WHAT IS BEING ASKED: Please retype the data in full and exactly; the pictures are not part of the copy.

DATA SHOWN:

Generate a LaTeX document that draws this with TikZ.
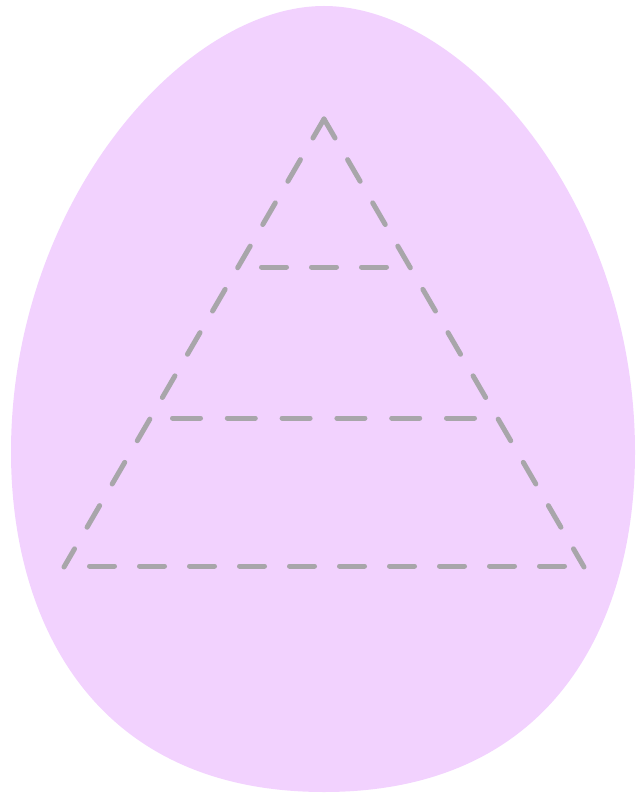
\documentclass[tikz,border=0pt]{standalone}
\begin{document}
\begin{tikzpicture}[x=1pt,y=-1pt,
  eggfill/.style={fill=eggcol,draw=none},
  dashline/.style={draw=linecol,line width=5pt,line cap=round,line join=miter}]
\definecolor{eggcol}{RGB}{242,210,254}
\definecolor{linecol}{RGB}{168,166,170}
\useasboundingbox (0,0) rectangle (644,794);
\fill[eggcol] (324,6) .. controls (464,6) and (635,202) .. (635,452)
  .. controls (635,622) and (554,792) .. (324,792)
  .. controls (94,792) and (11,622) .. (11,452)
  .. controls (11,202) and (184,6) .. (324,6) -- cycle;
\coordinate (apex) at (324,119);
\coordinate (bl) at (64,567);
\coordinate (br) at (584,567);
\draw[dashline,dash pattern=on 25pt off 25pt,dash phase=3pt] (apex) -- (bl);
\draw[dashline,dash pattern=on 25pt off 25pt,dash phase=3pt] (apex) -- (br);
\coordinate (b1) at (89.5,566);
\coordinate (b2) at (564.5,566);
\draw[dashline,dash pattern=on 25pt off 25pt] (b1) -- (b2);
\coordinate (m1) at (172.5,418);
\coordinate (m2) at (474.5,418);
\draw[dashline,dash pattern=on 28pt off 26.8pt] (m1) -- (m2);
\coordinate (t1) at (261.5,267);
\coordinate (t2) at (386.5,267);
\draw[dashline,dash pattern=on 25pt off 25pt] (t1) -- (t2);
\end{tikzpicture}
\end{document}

CORRECT OUTPUT:
Generate a LaTeX document that draws this with TikZ.
\documentclass[tikz,border=0pt]{standalone}
\begin{document}
\begin{tikzpicture}[x=1pt,y=-1pt,
  eggfill/.style={fill=eggcol,draw=none},
  dashline/.style={draw=linecol,line width=5pt,line cap=round,line join=miter}]
\definecolor{eggcol}{RGB}{242,210,254}
\definecolor{linecol}{RGB}{168,166,170}
\useasboundingbox (0,0) rectangle (644,794);
\fill[eggcol] (324,6) .. controls (464,6) and (635,202) .. (635,452)
  .. controls (635,622) and (554,792) .. (324,792)
  .. controls (94,792) and (11,622) .. (11,452)
  .. controls (11,202) and (184,6) .. (324,6) -- cycle;
\coordinate (apex) at (324,119);
\coordinate (bl) at (64,567);
\coordinate (br) at (584,567);
\draw[dashline,dash pattern=on 25pt off 25pt,dash phase=3pt] (apex) -- (bl);
\draw[dashline,dash pattern=on 25pt off 25pt,dash phase=3pt] (apex) -- (br);
\coordinate (b1) at (89.5,566);
\coordinate (b2) at (564.5,566);
\draw[dashline,dash pattern=on 25pt off 25pt] (b1) -- (b2);
\coordinate (m1) at (172.5,418);
\coordinate (m2) at (474.5,418);
\draw[dashline,dash pattern=on 28pt off 26.8pt] (m1) -- (m2);
\coordinate (t1) at (261.5,267);
\coordinate (t2) at (386.5,267);
\draw[dashline,dash pattern=on 25pt off 25pt] (t1) -- (t2);
\end{tikzpicture}
\end{document}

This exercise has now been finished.